Eisteddfod celebrates 105th year
"IT'S not just a couple of kids prancing around on a stage, it's a beginning of a future.”
Lismore Musical Festival Society secretary treasurer, Valerie Axtens said even if performers don't pursue dancing as a career, they've learnt how to stand with confidence.
"Every time you go on to a stage you're a winner,” Ms Axtens said.
This year marks the 105th Lismore Eisteddfod, where thousands of dancers of varied ages and towns descend on Lismore to perform over nine days.
Ms Axtens said there was a high calibre of performances this year.
She said a lot has changed since the early times when it was much more music centred.

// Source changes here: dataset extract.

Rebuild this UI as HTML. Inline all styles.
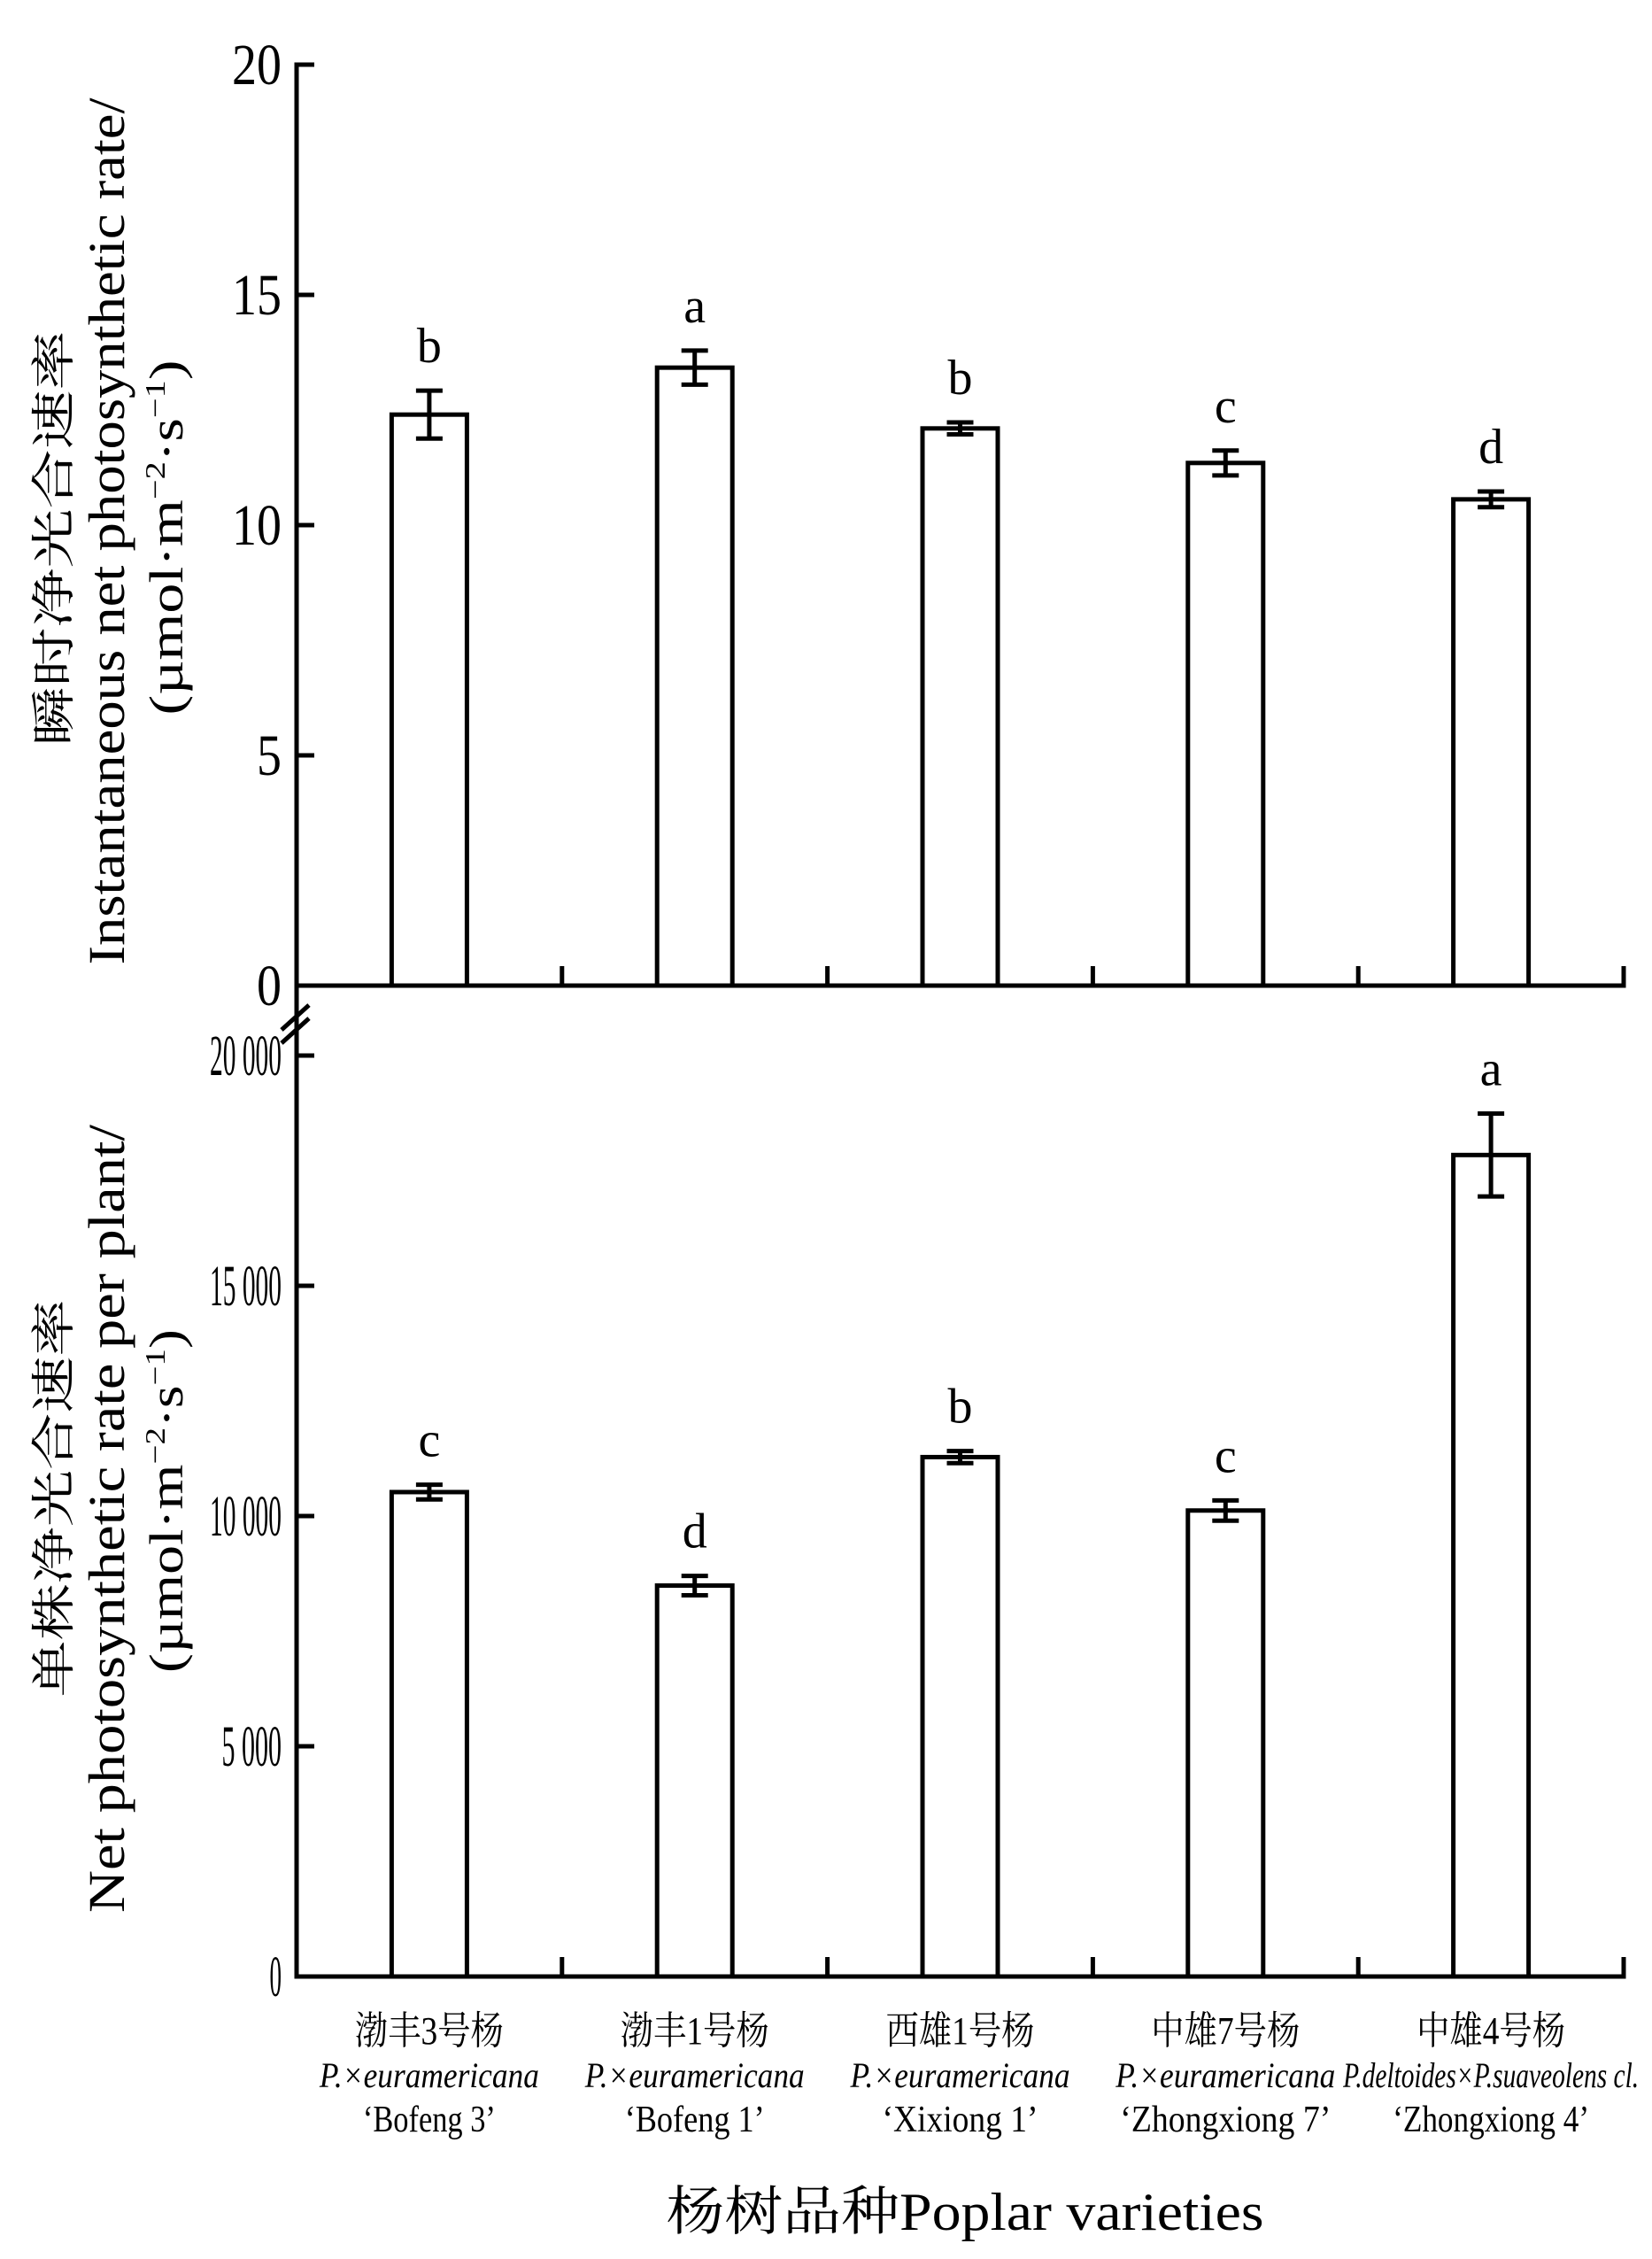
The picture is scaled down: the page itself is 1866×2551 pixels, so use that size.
<!DOCTYPE html>
<html><head><meta charset="utf-8"><style>
html,body{margin:0;padding:0;background:#fff;}
svg{display:block;}
text{font-family:"Liberation Serif","Noto Serif CJK SC","Noto Sans CJK SC",serif;fill:#000;}
</style></head><body>
<svg id="chart" width="1866" height="2551" viewBox="0 0 1866 2551" xmlns="http://www.w3.org/2000/svg">
<g id="g-top"></g>
<g id="g-bot"></g>
<g id="g-axes"></g>
<g id="g-xlab"></g>
<!-- y titles -->
<text transform="translate(78,608) rotate(-90)" text-anchor="middle" font-size="50" textLength="469" lengthAdjust="spacingAndGlyphs" font-family="Noto Serif CJK SC, Noto Sans CJK SC, serif">瞬时净光合速率</text>
<text transform="translate(140,600) rotate(-90)" text-anchor="middle" font-size="58" textLength="979" lengthAdjust="spacingAndGlyphs">Instantaneous net photosynthetic rate/</text>
<text transform="translate(206,607) rotate(-90)" text-anchor="middle" font-size="54" textLength="401" lengthAdjust="spacingAndGlyphs">(µmol·m<tspan font-size="32" dy="-20">−2</tspan><tspan dy="20">·s</tspan><tspan font-size="32" dy="-20">−1</tspan><tspan dy="20">)</tspan></text>
<text transform="translate(78,1692) rotate(-90)" text-anchor="middle" font-size="50" textLength="449" lengthAdjust="spacingAndGlyphs" font-family="Noto Serif CJK SC, Noto Sans CJK SC, serif">单株净光合速率</text>
<text transform="translate(140,1715) rotate(-90)" text-anchor="middle" font-size="58" textLength="890" lengthAdjust="spacingAndGlyphs">Net photosynthetic rate per plant/</text>
<text transform="translate(206,1695) rotate(-90)" text-anchor="middle" font-size="54" textLength="388" lengthAdjust="spacingAndGlyphs">(µmol·m<tspan font-size="32" dy="-20">−2</tspan><tspan dy="20">·s</tspan><tspan font-size="32" dy="-20">−1</tspan><tspan dy="20">)</tspan></text>
<text x="1090" y="2518" text-anchor="middle" font-size="60" textLength="675" lengthAdjust="spacingAndGlyphs">杨树品种Poplar varieties</text>
</svg>
<script>
const categoriesCn = ["渤丰3号杨","渤丰1号杨","西雄1号杨","中雄7号杨","中雄4号杨"];
const categoriesSp = ["P.×euramericana","P.×euramericana","P.×euramericana","P.×euramericana","P.deltoides×P.suaveolens cl."];
const categoriesCv = ["‘Bofeng 3’","‘Bofeng 1’","‘Xixiong 1’","‘Zhongxiong 7’","‘Zhongxiong 4’"];
const topValues = [12.4, 13.42, 12.1, 11.35, 10.56];
const topErrors = [0.52, 0.37, 0.13, 0.27, 0.17];
const topLetters = ["b","a","b","c","d"];
const topTicks = [0, 5, 10, 15, 20];
const topTickLabels = ["0","5","10","15","20"];
const botValues = [10520, 8490, 11280, 10120, 17840];
const botErrors = [160, 210, 130, 220, 900];
const botLetters = ["c","d","b","c","a"];
const botTicks = [0, 5000, 10000, 15000, 20000];
const botTickLabels = ["0","5 000","10 000","15 000","20 000"];

const NS = "http://www.w3.org/2000/svg";
const X0 = 335, X1 = 1834, BAND = (X1 - X0) / categoriesCn.length, BARW = 85;
const yTop = v => 1113 - v * (1113 - 73) / 20;
const yBot = v => 2232 - v * (2232 - 1192) / 20000;
const xC = i => X0 + BAND * (i + 0.5);
function mk(tag, attrs, parent){ const e=document.createElementNS(NS,tag); for(const k in attrs) e.setAttribute(k,attrs[k]); parent.appendChild(e); return e; }

function panel(g, vals, errs, letters, ys, ticks, tlabels, condensed, pfx){
  vals.forEach((v,i)=>{
    const cx = xC(i);
    const r = mk("rect",{x:cx-BARW/2,y:ys(v),width:BARW,height:ys(0)-ys(v),fill:"#fff",stroke:"#000","stroke-width":5},g);
    
    
    const hi = ys(v+errs[i]), lo = ys(v-errs[i]);
    const eb = mk("path",{d:`M${cx},${hi}V${lo}M${cx-15},${hi}H${cx+15}M${cx-15},${lo}H${cx+15}`,stroke:"#000","stroke-width":5,fill:"none"},g);
    
    
    const t = mk("text",{x:cx,y:hi-32,"text-anchor":"middle","font-size":56},g);
    t.textContent = letters[i];
    
    
  });
  ticks.forEach((v,i)=>{
    const tk = mk("line",{x1:X0,x2:X0+20,y1:ys(v),y2:ys(v),stroke:"#000","stroke-width":5},g);
    
    
    const lbl = tlabels[i];
    const t = mk("text",{x:318,y:ys(v)+22,"text-anchor":"end","font-size":66},g);
    if(condensed){ t.setAttribute("textLength", lbl.length*13.5); t.setAttribute("lengthAdjust","spacingAndGlyphs"); }
    else { t.setAttribute("textLength", lbl.length*28); t.setAttribute("lengthAdjust","spacingAndGlyphs"); }
    t.textContent = lbl;
    
    
  });
  for(let i=1;i<=categoriesCn.length;i++){
    const x = X0 + BAND*i;
    const tk = mk("line",{x1:x,x2:x,y1:ys(0),y2:ys(0)-22,stroke:"#000","stroke-width":5},g);
    
    
  }
  const ax = mk("line",{x1:X0-2.5,x2:X1+2.5,y1:ys(0),y2:ys(0),stroke:"#000","stroke-width":5},g);
  
  
}
panel(document.getElementById("g-top"), topValues, topErrors, topLetters, yTop, topTicks, topTickLabels, false, "top");
panel(document.getElementById("g-bot"), botValues, botErrors, botLetters, yBot, botTicks, botTickLabels, true, "bottom");

const ga = document.getElementById("g-axes");
const yax = mk("line",{x1:X0,x2:X0,y1:73-2.5,y2:2234.5,stroke:"#000","stroke-width":5},ga);


const br = mk("path",{d:"M318,1163L349,1135M318,1178L349,1150",stroke:"#000","stroke-width":5,fill:"none"},ga);



const gx = document.getElementById("g-xlab");
const spW = [248,248,248,248,334];
const cvW = [150,158,176,238,222];
categoriesCn.forEach((c,i)=>{
  const cx = xC(i);
  const a = mk("text",{x:cx,y:2308,"text-anchor":"middle","font-size":44,textLength:168,lengthAdjust:"spacingAndGlyphs"},gx);
  a.textContent = c;
  
  
  const b = mk("text",{x:cx,y:2357,"text-anchor":"middle","font-size":40,"font-style":"italic",textLength:spW[i],lengthAdjust:"spacingAndGlyphs"},gx);
  b.textContent = categoriesSp[i];
  
  
  const d = mk("text",{x:cx,y:2407,"text-anchor":"middle","font-size":42,textLength:cvW[i],lengthAdjust:"spacingAndGlyphs"},gx);
  d.textContent = categoriesCv[i];
  
  
});
</script>
</body></html>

"Once musical films became prominent then the dancing started, but the dancing wouldn't have began until about 1936.”
Combined programs of dance, vocal, instrumental, and spoken word categories, Ms Axton said they consider it a "kindergarten of the performing arts industry”.
Performers are aged from under five to 18 years of age, but 12-year-old Jacinta McDonald, had a stand-out routine based on the musical Mary Poppins.
She said she had been practising two days a week for five months in preparation for the prestigious event.
She had solo jazz, tap and ballet performances but said her ballet performance as her favourite character Mary Poppins was particularly awesome.